▶ [Supplied data]:
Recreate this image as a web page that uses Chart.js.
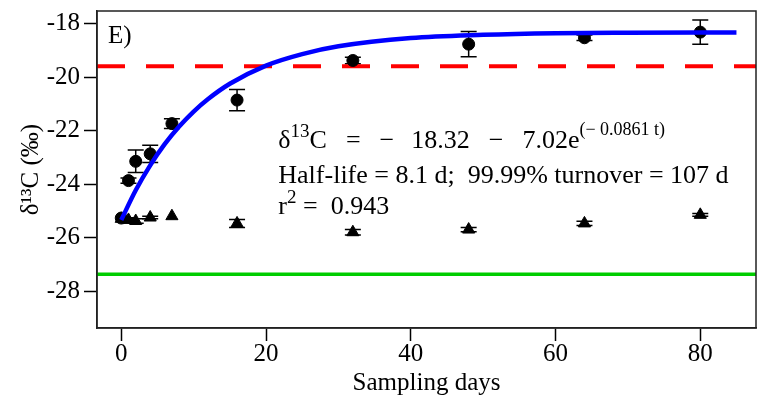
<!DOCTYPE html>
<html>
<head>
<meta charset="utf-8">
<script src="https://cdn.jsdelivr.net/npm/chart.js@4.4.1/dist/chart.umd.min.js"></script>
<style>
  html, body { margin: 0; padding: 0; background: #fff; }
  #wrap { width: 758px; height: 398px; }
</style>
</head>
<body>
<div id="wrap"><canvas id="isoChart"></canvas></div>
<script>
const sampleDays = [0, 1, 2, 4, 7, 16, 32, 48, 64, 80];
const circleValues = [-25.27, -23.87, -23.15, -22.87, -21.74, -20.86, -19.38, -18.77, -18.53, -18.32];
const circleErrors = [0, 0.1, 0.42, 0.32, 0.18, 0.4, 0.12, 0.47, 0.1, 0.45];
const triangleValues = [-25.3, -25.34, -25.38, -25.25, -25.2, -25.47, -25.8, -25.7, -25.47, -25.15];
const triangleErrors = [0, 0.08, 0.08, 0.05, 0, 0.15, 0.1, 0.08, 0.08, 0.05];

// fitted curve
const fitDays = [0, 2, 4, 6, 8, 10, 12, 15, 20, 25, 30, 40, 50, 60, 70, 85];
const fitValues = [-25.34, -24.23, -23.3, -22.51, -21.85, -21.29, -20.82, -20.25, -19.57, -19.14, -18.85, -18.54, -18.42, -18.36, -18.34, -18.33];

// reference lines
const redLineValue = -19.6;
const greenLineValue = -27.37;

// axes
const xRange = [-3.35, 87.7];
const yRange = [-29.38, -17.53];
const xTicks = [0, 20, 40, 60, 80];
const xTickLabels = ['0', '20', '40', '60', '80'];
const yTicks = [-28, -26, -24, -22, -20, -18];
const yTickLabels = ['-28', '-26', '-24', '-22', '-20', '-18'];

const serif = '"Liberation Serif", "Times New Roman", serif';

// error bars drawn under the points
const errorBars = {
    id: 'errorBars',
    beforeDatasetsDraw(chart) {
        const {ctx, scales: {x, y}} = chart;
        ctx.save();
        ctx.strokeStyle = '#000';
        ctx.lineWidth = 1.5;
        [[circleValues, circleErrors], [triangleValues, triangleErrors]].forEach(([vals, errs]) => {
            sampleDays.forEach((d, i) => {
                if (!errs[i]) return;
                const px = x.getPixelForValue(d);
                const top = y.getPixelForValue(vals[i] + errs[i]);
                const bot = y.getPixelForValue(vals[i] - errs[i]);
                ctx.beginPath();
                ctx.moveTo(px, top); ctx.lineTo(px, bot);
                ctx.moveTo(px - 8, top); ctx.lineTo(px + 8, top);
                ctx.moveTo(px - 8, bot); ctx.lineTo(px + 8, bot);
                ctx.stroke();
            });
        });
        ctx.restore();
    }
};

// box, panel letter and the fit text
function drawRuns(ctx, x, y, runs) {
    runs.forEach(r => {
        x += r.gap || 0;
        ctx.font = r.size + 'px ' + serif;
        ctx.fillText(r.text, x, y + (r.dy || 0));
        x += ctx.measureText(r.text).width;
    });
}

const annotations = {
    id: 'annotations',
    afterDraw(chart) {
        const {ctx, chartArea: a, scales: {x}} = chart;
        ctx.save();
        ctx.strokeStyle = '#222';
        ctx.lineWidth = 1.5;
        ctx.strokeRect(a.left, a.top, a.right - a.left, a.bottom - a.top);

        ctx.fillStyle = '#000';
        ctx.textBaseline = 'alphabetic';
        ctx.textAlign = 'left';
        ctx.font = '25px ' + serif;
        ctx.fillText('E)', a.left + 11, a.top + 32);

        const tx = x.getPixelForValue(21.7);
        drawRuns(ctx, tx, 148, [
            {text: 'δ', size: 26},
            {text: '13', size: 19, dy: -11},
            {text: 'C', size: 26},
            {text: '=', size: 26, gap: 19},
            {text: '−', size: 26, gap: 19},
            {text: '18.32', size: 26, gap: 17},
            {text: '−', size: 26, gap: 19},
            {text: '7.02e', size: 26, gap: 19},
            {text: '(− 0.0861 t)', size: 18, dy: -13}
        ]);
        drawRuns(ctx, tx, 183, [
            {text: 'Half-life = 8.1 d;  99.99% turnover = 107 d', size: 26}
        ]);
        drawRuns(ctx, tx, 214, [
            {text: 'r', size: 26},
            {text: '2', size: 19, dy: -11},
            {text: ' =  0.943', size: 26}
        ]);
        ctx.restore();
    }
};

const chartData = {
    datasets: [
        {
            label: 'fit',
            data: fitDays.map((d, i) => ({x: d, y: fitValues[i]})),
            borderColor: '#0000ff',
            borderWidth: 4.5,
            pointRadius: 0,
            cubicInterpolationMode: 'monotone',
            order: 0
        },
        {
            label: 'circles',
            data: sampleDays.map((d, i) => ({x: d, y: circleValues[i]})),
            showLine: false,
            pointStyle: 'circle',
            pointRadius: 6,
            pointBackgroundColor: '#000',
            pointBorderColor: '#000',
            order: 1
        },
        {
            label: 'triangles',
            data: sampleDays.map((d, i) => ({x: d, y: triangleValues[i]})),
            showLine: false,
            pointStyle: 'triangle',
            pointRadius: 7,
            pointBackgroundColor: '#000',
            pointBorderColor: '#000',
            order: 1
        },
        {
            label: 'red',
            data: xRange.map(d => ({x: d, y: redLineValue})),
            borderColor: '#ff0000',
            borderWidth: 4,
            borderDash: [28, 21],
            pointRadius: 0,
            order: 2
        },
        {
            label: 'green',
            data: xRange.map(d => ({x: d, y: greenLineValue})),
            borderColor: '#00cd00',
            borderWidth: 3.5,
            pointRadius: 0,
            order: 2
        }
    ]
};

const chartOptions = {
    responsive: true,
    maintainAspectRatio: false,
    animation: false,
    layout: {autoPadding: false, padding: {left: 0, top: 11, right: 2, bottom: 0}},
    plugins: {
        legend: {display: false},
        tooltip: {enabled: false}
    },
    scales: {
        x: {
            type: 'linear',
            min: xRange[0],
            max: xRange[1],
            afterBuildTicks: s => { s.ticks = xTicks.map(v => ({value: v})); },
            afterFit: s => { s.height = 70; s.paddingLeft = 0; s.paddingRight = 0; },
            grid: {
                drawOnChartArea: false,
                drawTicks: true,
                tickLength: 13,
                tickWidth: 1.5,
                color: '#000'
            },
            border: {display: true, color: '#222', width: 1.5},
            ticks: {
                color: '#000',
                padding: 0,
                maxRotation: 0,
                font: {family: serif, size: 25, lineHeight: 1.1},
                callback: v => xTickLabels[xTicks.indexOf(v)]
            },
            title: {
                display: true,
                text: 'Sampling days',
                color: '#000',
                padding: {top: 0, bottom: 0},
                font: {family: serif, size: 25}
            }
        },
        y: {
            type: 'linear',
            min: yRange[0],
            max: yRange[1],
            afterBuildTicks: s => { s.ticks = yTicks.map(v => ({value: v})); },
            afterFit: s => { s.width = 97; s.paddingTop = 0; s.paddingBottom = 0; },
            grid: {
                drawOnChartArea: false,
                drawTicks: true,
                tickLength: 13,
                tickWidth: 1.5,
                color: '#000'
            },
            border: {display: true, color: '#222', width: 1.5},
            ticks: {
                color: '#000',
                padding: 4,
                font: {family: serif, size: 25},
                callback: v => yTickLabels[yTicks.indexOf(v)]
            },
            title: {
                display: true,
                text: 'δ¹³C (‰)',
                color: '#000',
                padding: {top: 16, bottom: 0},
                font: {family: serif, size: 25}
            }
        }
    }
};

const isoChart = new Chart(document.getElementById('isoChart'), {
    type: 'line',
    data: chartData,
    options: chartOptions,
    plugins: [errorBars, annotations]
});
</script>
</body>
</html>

▶ [Task brief]: Quote every line word for word and keep the images out of the copy.

▶ [Response to this task]:
Recreate this image as a web page that uses Chart.js.
<!DOCTYPE html>
<html>
<head>
<meta charset="utf-8">
<script src="https://cdn.jsdelivr.net/npm/chart.js@4.4.1/dist/chart.umd.min.js"></script>
<style>
  html, body { margin: 0; padding: 0; background: #fff; }
  #wrap { width: 758px; height: 398px; }
</style>
</head>
<body>
<div id="wrap"><canvas id="isoChart"></canvas></div>
<script>
const sampleDays = [0, 1, 2, 4, 7, 16, 32, 48, 64, 80];
const circleValues = [-25.27, -23.87, -23.15, -22.87, -21.74, -20.86, -19.38, -18.77, -18.53, -18.32];
const circleErrors = [0, 0.1, 0.42, 0.32, 0.18, 0.4, 0.12, 0.47, 0.1, 0.45];
const triangleValues = [-25.3, -25.34, -25.38, -25.25, -25.2, -25.47, -25.8, -25.7, -25.47, -25.15];
const triangleErrors = [0, 0.08, 0.08, 0.05, 0, 0.15, 0.1, 0.08, 0.08, 0.05];

// fitted curve
const fitDays = [0, 2, 4, 6, 8, 10, 12, 15, 20, 25, 30, 40, 50, 60, 70, 85];
const fitValues = [-25.34, -24.23, -23.3, -22.51, -21.85, -21.29, -20.82, -20.25, -19.57, -19.14, -18.85, -18.54, -18.42, -18.36, -18.34, -18.33];

// reference lines
const redLineValue = -19.6;
const greenLineValue = -27.37;

// axes
const xRange = [-3.35, 87.7];
const yRange = [-29.38, -17.53];
const xTicks = [0, 20, 40, 60, 80];
const xTickLabels = ['0', '20', '40', '60', '80'];
const yTicks = [-28, -26, -24, -22, -20, -18];
const yTickLabels = ['-28', '-26', '-24', '-22', '-20', '-18'];

const serif = '"Liberation Serif", "Times New Roman", serif';

// error bars drawn under the points
const errorBars = {
    id: 'errorBars',
    beforeDatasetsDraw(chart) {
        const {ctx, scales: {x, y}} = chart;
        ctx.save();
        ctx.strokeStyle = '#000';
        ctx.lineWidth = 1.5;
        [[circleValues, circleErrors], [triangleValues, triangleErrors]].forEach(([vals, errs]) => {
            sampleDays.forEach((d, i) => {
                if (!errs[i]) return;
                const px = x.getPixelForValue(d);
                const top = y.getPixelForValue(vals[i] + errs[i]);
                const bot = y.getPixelForValue(vals[i] - errs[i]);
                ctx.beginPath();
                ctx.moveTo(px, top); ctx.lineTo(px, bot);
                ctx.moveTo(px - 8, top); ctx.lineTo(px + 8, top);
                ctx.moveTo(px - 8, bot); ctx.lineTo(px + 8, bot);
                ctx.stroke();
            });
        });
        ctx.restore();
    }
};

// box, panel letter and the fit text
function drawRuns(ctx, x, y, runs) {
    runs.forEach(r => {
        x += r.gap || 0;
        ctx.font = r.size + 'px ' + serif;
        ctx.fillText(r.text, x, y + (r.dy || 0));
        x += ctx.measureText(r.text).width;
    });
}

const annotations = {
    id: 'annotations',
    afterDraw(chart) {
        const {ctx, chartArea: a, scales: {x}} = chart;
        ctx.save();
        ctx.strokeStyle = '#222';
        ctx.lineWidth = 1.5;
        ctx.strokeRect(a.left, a.top, a.right - a.left, a.bottom - a.top);

        ctx.fillStyle = '#000';
        ctx.textBaseline = 'alphabetic';
        ctx.textAlign = 'left';
        ctx.font = '25px ' + serif;
        ctx.fillText('E)', a.left + 11, a.top + 32);

        const tx = x.getPixelForValue(21.7);
        drawRuns(ctx, tx, 148, [
            {text: 'δ', size: 26},
            {text: '13', size: 19, dy: -11},
            {text: 'C', size: 26},
            {text: '=', size: 26, gap: 19},
            {text: '−', size: 26, gap: 19},
            {text: '18.32', size: 26, gap: 17},
            {text: '−', size: 26, gap: 19},
            {text: '7.02e', size: 26, gap: 19},
            {text: '(− 0.0861 t)', size: 18, dy: -13}
        ]);
        drawRuns(ctx, tx, 183, [
            {text: 'Half-life = 8.1 d;  99.99% turnover = 107 d', size: 26}
        ]);
        drawRuns(ctx, tx, 214, [
            {text: 'r', size: 26},
            {text: '2', size: 19, dy: -11},
            {text: ' =  0.943', size: 26}
        ]);
        ctx.restore();
    }
};

const chartData = {
    datasets: [
        {
            label: 'fit',
            data: fitDays.map((d, i) => ({x: d, y: fitValues[i]})),
            borderColor: '#0000ff',
            borderWidth: 4.5,
            pointRadius: 0,
            cubicInterpolationMode: 'monotone',
            order: 0
        },
        {
            label: 'circles',
            data: sampleDays.map((d, i) => ({x: d, y: circleValues[i]})),
            showLine: false,
            pointStyle: 'circle',
            pointRadius: 6,
            pointBackgroundColor: '#000',
            pointBorderColor: '#000',
            order: 1
        },
        {
            label: 'triangles',
            data: sampleDays.map((d, i) => ({x: d, y: triangleValues[i]})),
            showLine: false,
            pointStyle: 'triangle',
            pointRadius: 7,
            pointBackgroundColor: '#000',
            pointBorderColor: '#000',
            order: 1
        },
        {
            label: 'red',
            data: xRange.map(d => ({x: d, y: redLineValue})),
            borderColor: '#ff0000',
            borderWidth: 4,
            borderDash: [28, 21],
            pointRadius: 0,
            order: 2
        },
        {
            label: 'green',
            data: xRange.map(d => ({x: d, y: greenLineValue})),
            borderColor: '#00cd00',
            borderWidth: 3.5,
            pointRadius: 0,
            order: 2
        }
    ]
};

const chartOptions = {
    responsive: true,
    maintainAspectRatio: false,
    animation: false,
    layout: {autoPadding: false, padding: {left: 0, top: 11, right: 2, bottom: 0}},
    plugins: {
        legend: {display: false},
        tooltip: {enabled: false}
    },
    scales: {
        x: {
            type: 'linear',
            min: xRange[0],
            max: xRange[1],
            afterBuildTicks: s => { s.ticks = xTicks.map(v => ({value: v})); },
            afterFit: s => { s.height = 70; s.paddingLeft = 0; s.paddingRight = 0; },
            grid: {
                drawOnChartArea: false,
                drawTicks: true,
                tickLength: 13,
                tickWidth: 1.5,
                color: '#000'
            },
            border: {display: true, color: '#222', width: 1.5},
            ticks: {
                color: '#000',
                padding: 0,
                maxRotation: 0,
                font: {family: serif, size: 25, lineHeight: 1.1},
                callback: v => xTickLabels[xTicks.indexOf(v)]
            },
            title: {
                display: true,
                text: 'Sampling days',
                color: '#000',
                padding: {top: 0, bottom: 0},
                font: {family: serif, size: 25}
            }
        },
        y: {
            type: 'linear',
            min: yRange[0],
            max: yRange[1],
            afterBuildTicks: s => { s.ticks = yTicks.map(v => ({value: v})); },
            afterFit: s => { s.width = 97; s.paddingTop = 0; s.paddingBottom = 0; },
            grid: {
                drawOnChartArea: false,
                drawTicks: true,
                tickLength: 13,
                tickWidth: 1.5,
                color: '#000'
            },
            border: {display: true, color: '#222', width: 1.5},
            ticks: {
                color: '#000',
                padding: 4,
                font: {family: serif, size: 25},
                callback: v => yTickLabels[yTicks.indexOf(v)]
            },
            title: {
                display: true,
                text: 'δ¹³C (‰)',
                color: '#000',
                padding: {top: 16, bottom: 0},
                font: {family: serif, size: 25}
            }
        }
    }
};

const isoChart = new Chart(document.getElementById('isoChart'), {
    type: 'line',
    data: chartData,
    options: chartOptions,
    plugins: [errorBars, annotations]
});
</script>
</body>
</html>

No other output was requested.